House Republicans are up in arms over a plan by the new Democratic chairman of the House Foreign Affairs Committee that could abolish the panel’s anti-terrorism subcommittee and replace it with one that will focus in part on President Trump’s business interests and how they affect U.S. foreign policy.

The reorganization eyed by new committee Chairman Eliot Engel, New York Democrat, was first reported by The New Yorker.

“I am disappointed with [Mr. Engel’s] reported plans to eliminate the Terrorism, Nonproliferation and Trade Subcommittee for one dedicated to investigations,” Texas Rep. Mike McCaul, the ranking Republican on the House foreign affairs panel, said in an interview. “Since 9-11, that subcommittee has been vital in better securing America and promoting trade. I hear the new one will be dedicated to partisan politics. I strongly urge my friend to reconsider.”

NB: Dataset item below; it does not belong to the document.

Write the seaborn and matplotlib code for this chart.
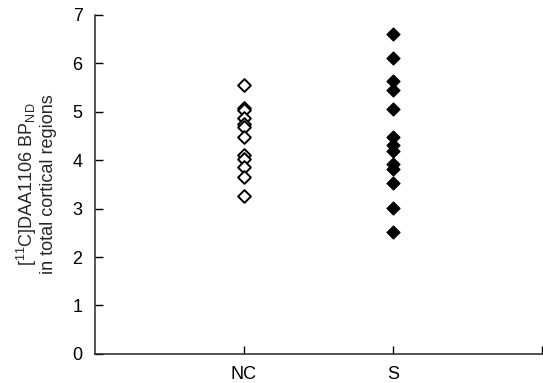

Rep. Francis Rooney, Florida Republican and a member of the committee, warned it would be a “mistake” to abolish the anti-terror subcommittee.

“Terrorism is a significant security threat all around the world and the United States should continue to lead in countering acts of terror both at home and abroad.”

Mr. Engel, who became chairman with the Democratic takeover of the House in November’s midterm election, has repeatedly questioned Mr. Trump’s business interests and how they may be affecting foreign policy.

“We all know that the Russians interfered with our 2016 election, and we know they interfered to help Donald Trump win,” he told CNN Monday. “And since that time, there have been meetings between [Russian President Vladimir Putin] and Trump, and we don’t know what went on.”

“Why is it that the president of the United States seems to diss, go against our allies like the U.K., Germany, France, and cozy up to Putin,” he added. “… You want to try to improve relations with your adversaries but the question is, why is it so secretive?”

Although the subcommittee has not finalized a chair or list of members, it is all but certain the panel will dive into investigating Mr. Trump’s meeting with Mr. Putin in Helsinki last year, where he reportedly asked the interpreter not to share their notes with administration officials.

“We just thought, if we’re going to do something relevant in this era where Congress is going to reassert itself, where there are so many questionable activities of this administration vis-a-vis foreign policy, that it made sense to have this,” Mr. Engel told the New Yorker.

Once established, according to Mr. Engel, the subcommittee will investigate moments between the president and world leaders that caught the world’s attention, from his diplomacy with North Korean leader Kim Jong-un to his efforts to cultivate Saudi Crown Prince Mohammed bin Sultan.